4 ноября королевский кортеж достиг Тордесильяса, и здесь король вместе со своей сестрой Еленой повидали свою мать впервые с тех пор, как она покинула Фландрию в 1505 году, когда Карлу было лишь пять лет. Они увидели не только Хуану, но и гроб их отца, который еще не был погребен и находился в монастыре Санта-Клара, а также повидали сестру Каталину, которая всю свою жизнь прожила с матерью. Каталина, которой тогда было одиннадцать лет, была одета в крестьянскую одежду – простая юбка, кожаный камзол и шарф на голове.
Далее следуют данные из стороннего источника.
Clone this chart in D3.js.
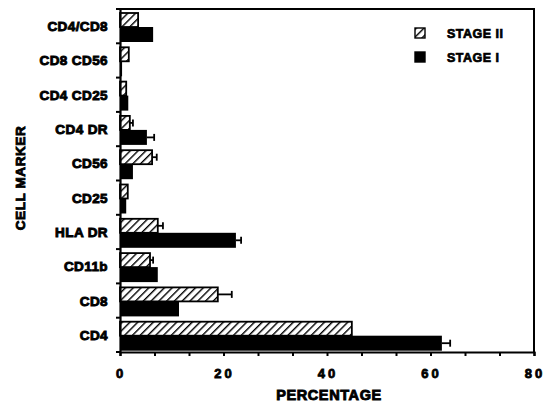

Шьевр долго говорил с Хуаной и рассказал ей, какое ей выпало счастье, что Карл наконец вырос и может освободить ее от тягот правления. Он не знал, чего от нее можно ожидать. А вдруг Хуана в своем уме и сможет постоять за себя? Но Карл ушел, уверенный в том, что ему не стоит бояться Хуаны, которую совершенно не интересовали дела государства. По словам бельгийского придворного Виталя, Хуана, впервые увидев Карла и его сестру Елену, спросила: «Но разве это мои дети? Как быстро они выросли!» Сандоваль, маркиз Дениа, кузен Хуаны со стороны семьи короля Фердинанда, с тех пор надзирал за королевой как губернатор Тордесильяса. Карл написал письмо Сиснеросу, которое было заверено Кобосом. В нем он благодарил кардинала за всю его предыдущую службу и просил его о встрече в маленьком городке Мохадос, где они могли бы обсудить насущные проблемы, а затем Сиснерос мог бы, наконец, получить заслуженный отдых.
Но почти наверняка до того, как он успел получить письмо, и уж точно до того, как он смог прочесть написанные в нем указания, 8 ноября 1517 года Сиснерос умер. Ходил слух, что он получил еще одну депешу от короля, которая потом была утрачена и в которой содержалось нечто столь бесцеремонное, что благородный кардинал посчитал, что лучше умереть и таким образом пресечь еще не начавшийся конфликт. Это, вкупе с неблагодарностью нового монарха, неудержимой алчностью фламандцев (которые все чаще смотрели на Испанию как на вторые Индии в смысле грабежа) и трусостью грандов, которые пообещали новому королю свою дружбу, заставило Сиснероса потерять вкус к жизни. Однако нет никаких свидетельств о существовании такого письма.
Сиснерос был суровым и жестким человеком, имевшим решающее влияние на королеву Изабеллу. Он был предельно честен и всегда стремился найти верное решение. Его нетерпимость к евреям и мусульманам компенсировалась верой в то, что к индейцам стоит проявлять милосердие. Он был одним из величайших кастильцев своего времени. Благочестивый и в то же время способный к управлению, трудолюбивый и неутомимый, он не боялся ни смелых действий, ни командования армией. Даже те, кто ненавидел Сиснероса, восхищались им. По крайней мере, так видится через призму времени.